Brotherhood marks the final film in Noel Clarke’s ‘Hood’ series. Following the events of Kidulthood and Adulthood, the film continues the saga of Sam Peel (played by Clarke, who wrote and directed all three instalments). Sam is now a father of two young children and is trying to turn away from his past life of aggression, crime and violence. When his brother gets shot while performing at a club, a mysterious message is left for Sam saying ‘We’re not finished.’ He soon finds himself pulled back into the world he left behind, and his family is endangered as a result.
Brotherhood has some slow mo parts thrown in with fast-paced editing mixed with a booming R&B soundtrack to give it a fairly by the numbers urban feel. Plot-wise and aesthetically, there’s nothing particularly creative about it, although Clarke does show artistic skill in a stand-out sequence where Sam undergoes a significant trauma.
The main flaw with Brotherhood though is that it just takes a bit too long to actually get into the action and thrills we know are coming. Unless you've seen the previous instalments, you don’t really have a reason to care about these characters. The pacing and acting often feel like a soap gradually building up drama and tension across several episodes. The problem is Clarke doesn’t have a series to deliver the big finale. He has one feature-length movie. While satisfactorily thrilling, the finale just takes too long to come about.

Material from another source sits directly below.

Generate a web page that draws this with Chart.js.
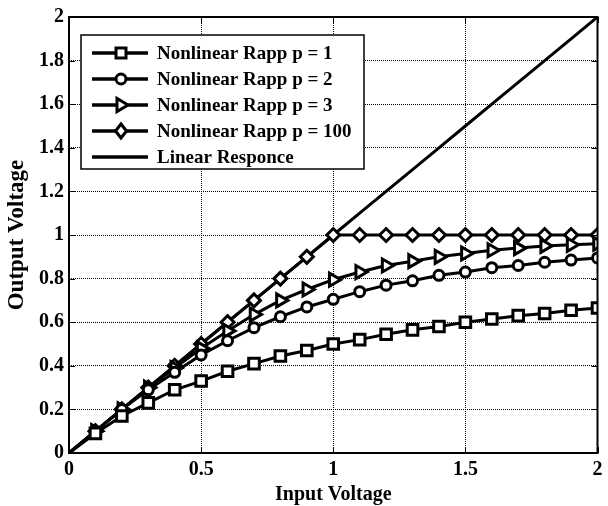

Some parts of Brotherhood are done very well. There is a new group of young thugs, for example, who hark back to the film that started it all, Kidulthood. We see the adult characters of Brotherhood look at these kids with empathy as they know they were in the same place not so long ago, which creates an interesting dynamic between the groups. Arnold Oceng's performance as the domesticated Henry, which brings some comic relief to the flick, is also enjoyable.
Fans of Clarke’s movies should check out this final instalment of Sam Peel’s story, but don’t expect it to have the ambience or intensity of its predecessors.